The report to Government ministers has urged them to increase public spending on partnerships between fee-paying and state schools to £100 million from the £4 million they have invested over the last five years.

Blackburn with Darwen Council's director of education Peter Morgan said: "While no formal partnerships exist between the independent sector and the borough's schools, opportunities for collaboration highlighted in the report may be of mutual benefit in supporting the education of young people in the borough."

He added: "The report makes some interesting recommendations which are worthy of further discussion and consideration.

"There are a number of independent schools in the borough contributing to the education network and the life of the borough as a whole."

The incoming Labour Government set up an independent/state school partnerships initiative in 1997 and 200 schools and 19,000 pupils in England have been involved since then.

But the £4 million the Government has spent during that period is less than one year's budget at a large comprehensive school.

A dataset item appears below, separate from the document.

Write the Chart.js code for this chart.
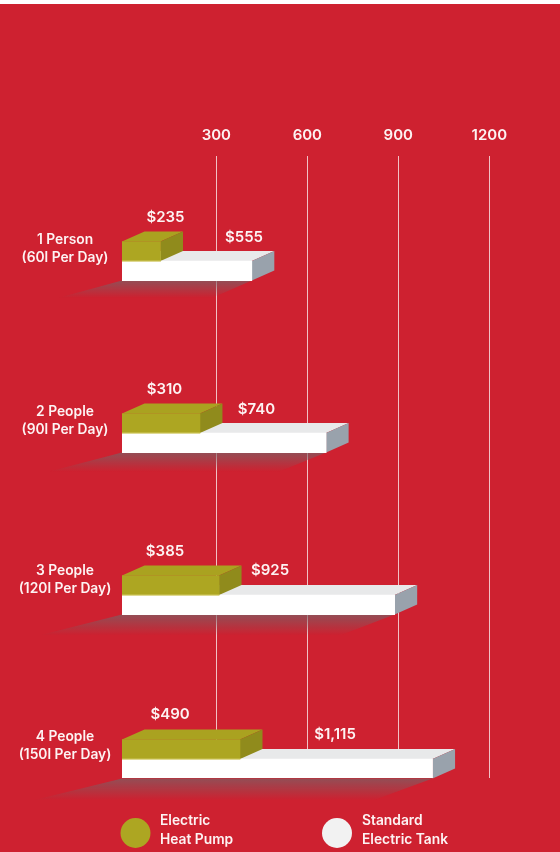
<!DOCTYPE html>
<html>
<head>
<meta charset="utf-8">
<script src="https://cdn.jsdelivr.net/npm/chart.js@4/dist/chart.umd.min.js"></script>
<style>
  html, body { margin: 0; padding: 0; }
  body { width: 560px; height: 852px; overflow: hidden; background: linear-gradient(#fff 0 4px, #ce2130 4px); }
  canvas { display: block; }
</style>
</head>
<body>
<canvas id="costChart" width="560" height="852"></canvas>
<script>
const rowLines = [['1 Person', '(60l Per Day)'], ['2 People', '(90l Per Day)'], ['3 People', '(120l Per Day)'], ['4 People', '(150l Per Day)']];
const seriesNames = [['Electric', 'Heat Pump'], ['Standard', 'Electric Tank']];
const tickValues = [300, 600, 900, 1200];

// printed costs
const heatPumpCost = ['$235', '$310', '$385', '$490'];
const tankCost = ['$555', '$740', '$925', '$1,115'];

// front face ends as drawn, read against the axis (the artwork is not to scale with its labels)
const heatPumpBar = [116, 246, 309, 378];
const tankBar = [417, 662, 888, 1013];

// rows are not evenly spaced in the artwork
const rowPlace = [1, 2.036, 3.012, 4];

const axisStart = -11;
const olive = { front: '#ada622', top: '#aaa220', side: '#908b1c' };
const white = { front: '#ffffff', top: '#e8e9ea', side: '#99a2ac' };
const depthX = 22.5, depthY = 10;
const font = (size) => `600 ${size}px Inter, "Liberation Sans", sans-serif`;

function poly(ctx, pts, fill) {
    ctx.beginPath();
    pts.forEach((p, i) => i ? ctx.lineTo(p[0], p[1]) : ctx.moveTo(p[0], p[1]));
    ctx.closePath();
    ctx.fillStyle = fill;
    ctx.fill();
}

function drawBox(ctx, bar, c) {
    const top = bar.y - bar.height / 2, bottom = bar.y + bar.height / 2;
    poly(ctx, [[bar.base, top], [bar.x, top], [bar.x + depthX, top - depthY], [bar.base + depthX, top - depthY]], c.top);
    poly(ctx, [[bar.x, top], [bar.x + depthX, top - depthY], [bar.x + depthX, bottom - depthY], [bar.x, bottom]], c.side);
}

function drawShadow(ctx, bar) {
    const bottom = bar.y + bar.height / 2;
    const len = bar.x - bar.base;
    const drop = 14 + len * 0.025;
    const g = ctx.createLinearGradient(0, bottom, 0, bottom + drop);
    g.addColorStop(0, 'rgba(125,95,100,0.72)');
    g.addColorStop(1, 'rgba(125,95,100,0)');
    poly(ctx, [[bar.base, bottom], [bar.x, bottom], [bar.x - 25 - len * 0.11, bottom + drop], [bar.base - 45 - len * 0.14, bottom + drop]], g);
}

const boxes = {
    id: 'boxes',
    beforeDatasetsDraw(chart) {
        const ctx = chart.ctx;
        const pump = chart.getDatasetMeta(0).data, tank = chart.getDatasetMeta(1).data;
        ctx.save();
        tank.forEach(b => drawShadow(ctx, b));
        tank.forEach(b => drawBox(ctx, b, white));
        pump.forEach(b => drawBox(ctx, b, olive));
        ctx.restore();
    }
};

// text positions for the printed values and the row names
const pumpLabelX = [165.5, 164.5, 165, 170];
const tankLabelX = [244, 256.5, 270, 335];
const valueLift = [14, 14, 14.5, 15];
const rowLabelShift = [-12.5, -12.5, -15, -13.5];

const texts = {
    id: 'texts',
    afterDraw(chart) {
        const ctx = chart.ctx;
        const pump = chart.getDatasetMeta(0).data, tank = chart.getDatasetMeta(1).data;
        ctx.save();
        ctx.fillStyle = '#fdf3f3';
        ctx.textBaseline = 'middle';
        ctx.font = font(15);
        ctx.textAlign = 'center';
        pump.forEach((b, i) => ctx.fillText(heatPumpCost[i], pumpLabelX[i], b.y - b.height / 2 - depthY - valueLift[i]));
        tank.forEach((b, i) => ctx.fillText(tankCost[i], tankLabelX[i], b.y - b.height / 2 - depthY - valueLift[i]));

        ctx.font = font(13.8);
        pump.forEach((b, i) => {
            const mid = b.y + b.height / 2 + rowLabelShift[i];
            ctx.fillText(rowLines[i][0], 65, mid - 9.2);
            ctx.fillText(rowLines[i][1], 65, mid + 9.2);
        });

        // faint seam where the olive box sits on the white one
        ctx.fillStyle = 'rgba(240,232,150,0.6)';
        pump.forEach(b => ctx.fillRect(b.base, b.y + b.height / 2 - 0.5, b.x - b.base, 1));

        // legend
        const keys = [[135.5, olive.front, 160], [337, '#f2f2f2', 362]];
        keys.forEach((k, i) => {
            ctx.beginPath();
            ctx.arc(k[0], 833, 15, 0, Math.PI * 2);
            ctx.fillStyle = k[1];
            ctx.fill();
            ctx.fillStyle = '#fdf3f3';
            ctx.textAlign = 'left';
            ctx.font = font(13.8);
            ctx.fillText(seriesNames[i][0], k[2], 820.5);
            ctx.fillText(seriesNames[i][1], k[2], 839.5);
        });
        ctx.restore();
    }
};

new Chart(document.getElementById('costChart'), {
    type: 'bar',
    data: {
        datasets: [
            { label: seriesNames[0].join(' '), data: rowPlace.map((y, i) => ({ x: heatPumpBar[i], y })), backgroundColor: olive.front, base: axisStart },
            { label: seriesNames[1].join(' '), data: rowPlace.map((y, i) => ({ x: tankBar[i], y })), backgroundColor: white.front, base: axisStart }
        ]
    },
    options: {
        indexAxis: 'y',
        responsive: false,
        animation: false,
        datasets: { bar: { barThickness: 19.5, borderWidth: 0 } },
        layout: { padding: { left: 122, right: 70.7, top: 0, bottom: 74 } },
        plugins: { legend: { display: false }, tooltip: { enabled: false } },
        scales: {
            x: {
                type: 'linear',
                position: 'top',
                min: axisStart,
                max: 1200,
                afterBuildTicks: s => { s.ticks = tickValues.map(value => ({ value })); },
                afterFit: s => { s.height = 156; },
                border: { display: false },
                grid: { color: 'rgba(255,255,255,0.72)', lineWidth: 1, drawTicks: false },
                ticks: {
                    color: '#fdf3f3',
                    font: { family: 'Inter, "Liberation Sans", sans-serif', size: 15, weight: '600' },
                    padding: 12,
                    maxRotation: 0,
                    callback: v => String(v)
                }
            },
            y: { type: 'linear', display: false, reverse: true, offset: false, min: 0.367, max: 4.114 }
        }
    },
    plugins: [boxes, texts]
});
</script>
</body>
</html>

The researchers argued that no other country allowed such a "gulf" to exist between two education systems. "The divide is deeply damaging in a variety of ways -- social, pastoral and academic," they concluded.

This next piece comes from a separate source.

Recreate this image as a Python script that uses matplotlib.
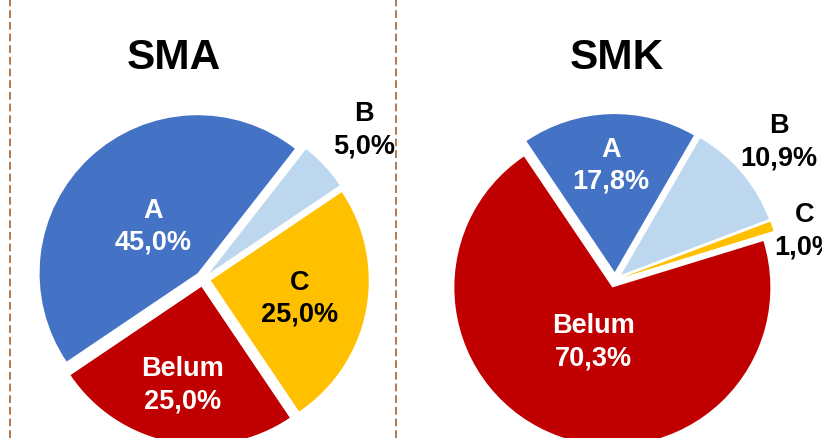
import numpy as np
import matplotlib
matplotlib.use('Agg')
import matplotlib.pyplot as plt

plt.rcParams['font.family'] = ['Liberation Sans', 'DejaVu Sans']

categories = ['A', 'B', 'C', 'Belum']
sma_values = [45.0, 5.0, 25.0, 25.0]
smk_values = [17.8, 10.9, 1.0, 70.3]
titles = ['SMA', 'SMK']

colors = ['#4472C4', '#BDD7EE', '#FFC000', '#C00000']

W, H = 822, 439
R = 158.0  # pie radius in pixels

fig = plt.figure(figsize=(W / 100, H / 100), dpi=100)


def draw_pie(values, title, cx, cy, start, label_dist, label_dy, text_colors, title_x):
    ax = fig.add_axes([0, 0, 1, 1])
    ax.axis('off')
    wedges, _ = ax.pie(values, colors=colors, startangle=start, counterclock=False,
                       explode=[0.05] * len(values), radius=1.0,
                       wedgeprops=dict(linewidth=0))
    ax.set_aspect('auto')
    ax.set_xlim(-cx / R, (W - cx) / R)
    ax.set_ylim(-(H - cy) / R, cy / R)
    for w, cat, v, d, dy, tc in zip(wedges, categories, values, label_dist,
                                    label_dy, text_colors):
        mid = np.deg2rad((w.theta1 + w.theta2) / 2)
        x, y = d * np.cos(mid), d * np.sin(mid) - dy / R
        txt = cat + '\n' + ('%.1f%%' % v).replace('.', ',')
        ax.text(x, y, txt, ha='center', va='center', fontsize=19.5,
                fontweight='bold', color=tc, linespacing=1.3)
    ax.text((title_x - cx) / R, (cy - 58) / R, title,
            ha='center', va='center', fontsize=30.5, fontweight='bold', color='black')
    return ax


# SMA: A starts at 236 deg clockwise from top
draw_pie(sma_values, titles[0], 203, 280, 90 - 236, [0.46, 1.39, 0.62, 0.68],
         [0, 0, 0, 0], ['white', 'black', 'black', 'white'], 174)
# SMK: A starts at -34 deg clockwise from top
draw_pie(smk_values, titles[1], 615, 281, 90 + 34, [0.73, 1.36, 1.27, 0.41],
         [0, 0, 15, 0], ['white', 'black', 'black', 'white'], 617)

for xp in [9.5, 395.5]:
    fig.add_artist(plt.Line2D([xp / W, xp / W], [0, 1], transform=fig.transFigure,
                              color='#B07A50', linewidth=1.4, linestyle=(0, (4, 2))))

plt.savefig('out.png', dpi=100)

However, abolishing private schools would be legally and politically impossible as well as "morally highly questionable" and so partnership was the only way forward, they argued.

The average class size in state schools is 17, compared with 10 in public schools, and this was the key to why the "learning experience" in the two sectors was so different, the experts said.

While state sector spending per pupil was rising and was set to continue to do so, investment was growing at an even faster rate in fee-paying schools, which earlier this year passed the half-million pupil mark for the first time.

A recent Cabinet Office report said a private school's charitable status should depend on it opening up its facilities to state neighbours. But the think-tank experts said there were many difficulties involved in expanding links between the two sectors.

The proposals were put forward by the Institute for Public Policy Research. East Lancashire's independent schools include Queen Elizabeth's Grammar and Westholme schools in Blackburn and Stonyhurst College, near Clitheroe.